Les couples se comportent de manière très agressive avec leurs congénères qui auraient des velléités de s’introduire dans leur nid. Cris et attitudes menaçantes – l’oiseau lève les ailes, bascule sur le côté et exhibent ses pieds toutes griffes dehors – ont pour fonction de mettre l’intrus en fuite, et sont, la plupart du temps, couronnés de succès. Si, en revanche, le visiteur indésirable adopte le même comportement que le maître des lieux, les deux oiseaux se jettent alors sur le côté, s’attrapent les pieds et se battent, enchaînés l’un à l’autre, à grands coups d’ailes et de bec. Ces combats, accompagnés de cris aigus et forts, peuvent – entrecoupés de pauses – durer plusieurs heures.
LACK (1956), qui fut à plusieurs reprises le témoin de tels affrontements, les dépeint de manière tout à fait significative comme « une scène douloureuse à voir, un combat de gladiateurs qui se déroule à quelques mètres seulement de notre regard ». Le martinet qui se trouve dessous essaie de pousser son adversaire vers le bord du nid pour l’expulser. Les tentatives que fait le moins costaud des deux pour se soustraire à cette pénible situation en piaillant lamentablement restent la plupart du temps sans effet, car il est solidement maintenu par son adversaire. Il arrive que les deux belligérants tombent du nid, toujours étroitement enlacés, et poursuivent leur combat au sol. Il est rare que ces affrontements se soldent par de graves blessures ou par la mort de l’un des adversaires. Une fois au sol, les martinets constituent en revanche des proies faciles pour d’éventuels prédateurs.
Il est fréquent de voir tournoyer autour des colonies nicheuses des individus non nicheurs à la recherche d’un nid. LACK (1956) évoque la technique du banging pour détecter les nids inoccupés : cette dernière consiste à sonder un nid potentiel en cognant avec l’aile contre ses parois. Dans le cas où celui-ci est occupé, les adultes nicheurs réagissent immédiatement, comme à la présence d’un intrus, et se postent sur le bord du nid en criant. Ce comportement s’observe durant toute la période de nidification.

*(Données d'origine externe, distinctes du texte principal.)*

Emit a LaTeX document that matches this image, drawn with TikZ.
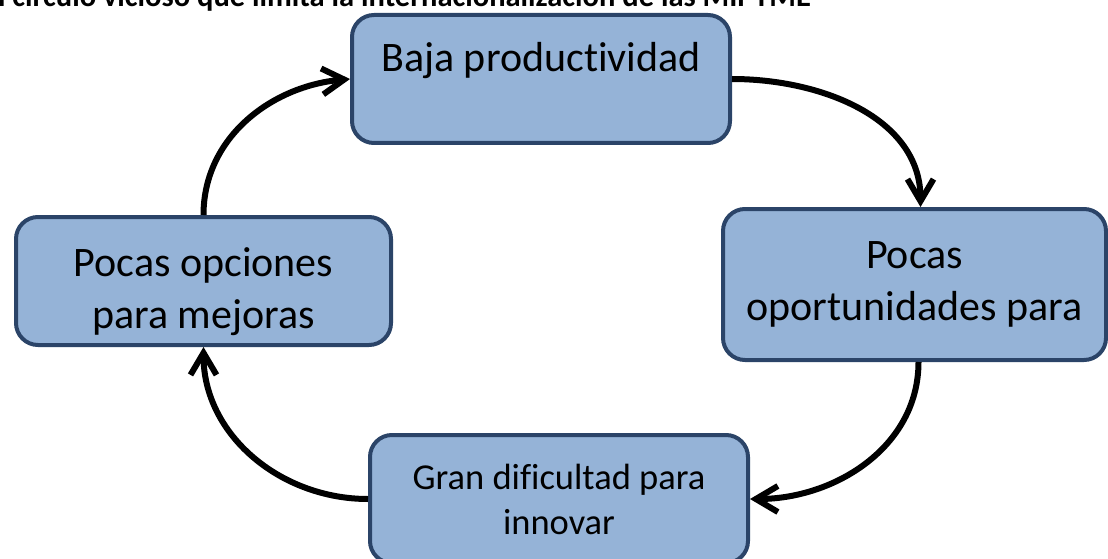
\documentclass[tikz,border=0pt]{standalone}
\usepackage{fontspec}
\setmainfont{Carlito}[Ligatures=NoCommon]
\usetikzlibrary{arrows.meta}
\definecolor{CajaAzul}{HTML}{95B3D7}
\definecolor{BordeAzul}{HTML}{2B4468}

\begin{document}
\begin{tikzpicture}[x=1pt, y=-1pt, >={Straight Barb[length=22pt, width=26pt]},
    causa/.style = {draw=BordeAzul, line width=4pt, fill=CajaAzul, rounded corners=22pt, align=center, inner sep=0pt},
    flecha/.style = {line width=6pt, black}]
      \useasboundingbox (0,0) rectangle (1108,559);
      \node[anchor=base west, inner sep=0pt, font=\bfseries\fontsize{30.5}{36}\selectfont] (titulo) at (-17,7) {El círculo vicioso que limita la internacionalización de las MIPYME};
      \node[causa, minimum width=378pt, minimum height=128pt, text depth=44pt, font=\fontsize{42}{51}\selectfont] (0) at (541,79) {Baja productividad};
      \node[causa, minimum width=383pt, minimum height=151pt, font=\fontsize{42}{52}\selectfont] (1) at (914.5,284.5) {Pocas\\oportunidades para};
      \node[causa, minimum width=378pt, minimum height=128pt, font=\fontsize{36.5}{45}\selectfont] (2) at (559,499) {Gran dificultad para\\innovar};
      \node[causa, minimum width=375pt, minimum height=128pt, font=\fontsize{42}{52}\selectfont] (3) at (203.5,281) {\rule{0pt}{50pt}Pocas opciones\\para mejoras};
      \draw[flecha, ->] (3.north) to[out=90, in=185] (0.west);
      \draw[flecha, ->] (0.east) to[out=0, in=90] ([xshift=6pt]1.north);
      \draw[flecha, ->] ([xshift=4pt]1.south) to[out=-90, in=0] (2.east);
      \draw[flecha, ->] (2.west) to[out=180, in=-90] (3.south);
    \end{tikzpicture}
\end{document}
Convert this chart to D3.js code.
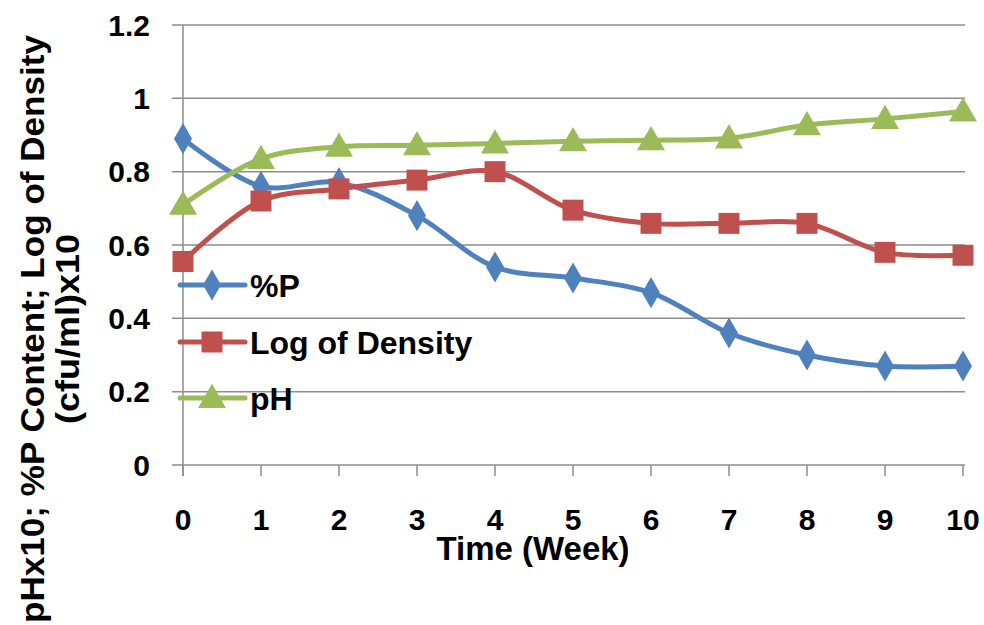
<!DOCTYPE html>
<html><head><meta charset="utf-8">
<script src="https://cdn.jsdelivr.net/npm/d3@7"></script>
<style>body{margin:0;background:#fff}svg{display:block}text{font-family:"Liberation Sans",Arial,sans-serif;font-weight:bold;fill:#000}</style>
</head><body><svg id="c" width="984" height="625"></svg>
<script>
const weeks = [0,1,2,3,4,5,6,7,8,9,10];
const seriesNames = ["%P","Log of Density","pH"];
const pContent = [0.89,0.76,0.77,0.68,0.54,0.51,0.47,0.36,0.30,0.27,0.27];
const logDensity = [0.555,0.72,0.753,0.777,0.80,0.695,0.659,0.659,0.659,0.58,0.572];
const pH = [0.71,0.835,0.868,0.872,0.877,0.883,0.886,0.891,0.927,0.944,0.964];
const yTicks = [0,0.2,0.4,0.6,0.8,1,1.2];
const yTickLabels = ["0","0.2","0.4","0.6","0.8","1","1.2"];
const xTitle = "Time (Week)";
const yTitle1 = "pHx10; %P Content; Log of Density";
const yTitle2 = "(cfu/ml)x10";

const colors = ["#4F81BD","#C0504D","#9BBB59"];
const symbols = [d3.symbolDiamond, d3.symbolSquare, d3.symbolTriangle];
const symSizes = [280, 440, 340];

const svg = d3.select("#c");
const x = d3.scaleLinear().domain([0,10]).range([183,963]);
const y = d3.scaleLinear().domain([0,1.2]).range([465,25]);

// gridlines
const g = svg.append("g");
g.selectAll("line.grid").data(yTicks).join("line")
  .attr("x1",172).attr("x2",965)
  .attr("y1",d=>y(d)).attr("y2",d=>y(d))
  .attr("stroke","#8c8c8c").attr("stroke-width",1.5);

// y axis line
g.append("line").attr("x1",x(0)).attr("x2",x(0)).attr("y1",y(1.2)).attr("y2",y(0)+11)
  .attr("stroke","#8c8c8c").attr("stroke-width",1.5);
// x ticks
g.selectAll("line.xt").data(weeks).join("line")
  .attr("x1",d=>x(d)).attr("x2",d=>x(d)).attr("y1",y(0)).attr("y2",y(0)+11)
  .attr("stroke","#8c8c8c").attr("stroke-width",1.5);

// tick labels
svg.selectAll("text.yl").data(yTicks).join("text")
  .attr("x",150).attr("y",d=>y(d)).attr("dy","0.36em")
  .attr("text-anchor","end").attr("font-size",30)
  .text((d,i)=>yTickLabels[i]);
svg.selectAll("text.xl").data(weeks).join("text")
  .attr("x",d=>x(d)).attr("y",530)
  .attr("text-anchor","middle").attr("font-size",30)
  .text(d=>String(d));

// titles
svg.append("text").attr("x",533).attr("y",560).attr("text-anchor","middle")
  .attr("font-size",33).text(xTitle);
svg.append("text").attr("transform","translate(44,329) rotate(-90)")
  .attr("text-anchor","middle").attr("font-size",34)
  .attr("textLength",588).attr("lengthAdjust","spacingAndGlyphs").text(yTitle1);
svg.append("text").attr("transform","translate(79,329) rotate(-90)")
  .attr("text-anchor","middle").attr("font-size",33)
  .attr("textLength",190).attr("lengthAdjust","spacingAndGlyphs").text(yTitle2);

// series
const allSeries = [pContent, logDensity, pH];
const line = d3.line().x((d,i)=>x(weeks[i])).y(d=>y(d)).curve(d3.curveCatmullRom.alpha(0.5));
allSeries.forEach((vals,si)=>{
  svg.append("path").attr("d",line(vals)).attr("fill","none")
    .attr("stroke",colors[si]).attr("stroke-width",5).attr("stroke-linejoin","round");
});
allSeries.forEach((vals,si)=>{
  const sym = d3.symbol().type(symbols[si]).size(symSizes[si]);
  svg.selectAll(null).data(vals).join("path")
    .attr("transform",(d,i)=>`translate(${x(weeks[i])},${y(d) + (si===2?2:0)})`)
    .attr("d",sym()).attr("fill",colors[si]);
});

// legend
const legY = [285,342,398];
seriesNames.forEach((name,si)=>{
  const ly = legY[si];
  svg.append("line").attr("x1",180).attr("x2",245).attr("y1",ly).attr("y2",ly)
    .attr("stroke",colors[si]).attr("stroke-width",5).attr("stroke-linecap","round");
  svg.append("path").attr("transform",`translate(212,${ly + (si===2?2:0)})`)
    .attr("d",d3.symbol().type(symbols[si]).size(symSizes[si])()).attr("fill",colors[si]);
  svg.append("text").attr("x",250).attr("y",ly).attr("dy","0.36em")
    .attr("font-size",32).text(name);
});
</script></body></html>
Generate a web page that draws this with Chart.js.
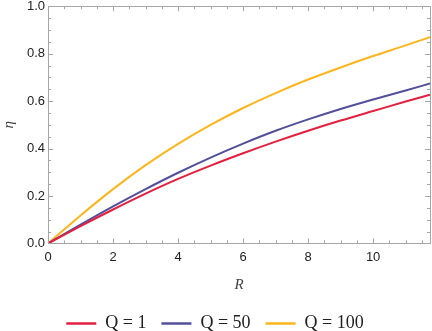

Selon LACK (1956), les „screaming parties“ constituent pour les martinets un jeu d’intégration sociale typique : un groupe de martinets plus ou moins constitué tourne dans le ciel, s’élève parfois très haut, pour redescendre ensuite et voler à toute vitesse au ras des nids, tout en poussant des cris aigus. Tous les membres de la colonie, ainsi que des congénères étrangers, prennent part, à un moment ou à un autre, à ces manœuvres complexes, y compris les oiseaux nicheurs et les jeunes qui viennent de quitter le nid. Ces jeux vocaux et aériens s’arrêtent souvent de manière très soudaine et on voit alors les oiseaux s’élever dans les airs pour y passer la nuit.
En cas d’intempéries, les manœuvres d’esquive peuvent donner lieu à la formation de groupes gigantesques pouvant rassembler plusieurs dizaines de milliers d’individus. Lorsque règne un froid persistant, les martinets s’agrippent parfois en grappes entières aux murs et parois rocheuses, où ils passent la nuit, serrés les uns contre les autres, ainsi que la journée, si la fatigue est trop grande. Grâce à cette économie d’énergie et à la chaleur produite, leurs chances de survie sont bien plus élevées que si chaque oiseau se reposait seul dans son coin. Si l’amélioration attendue ne vient pas, les oiseaux, notamment ceux qui se trouvent en périphérie du groupe, commencent à tomber au sol, en proie à un état de léthargie.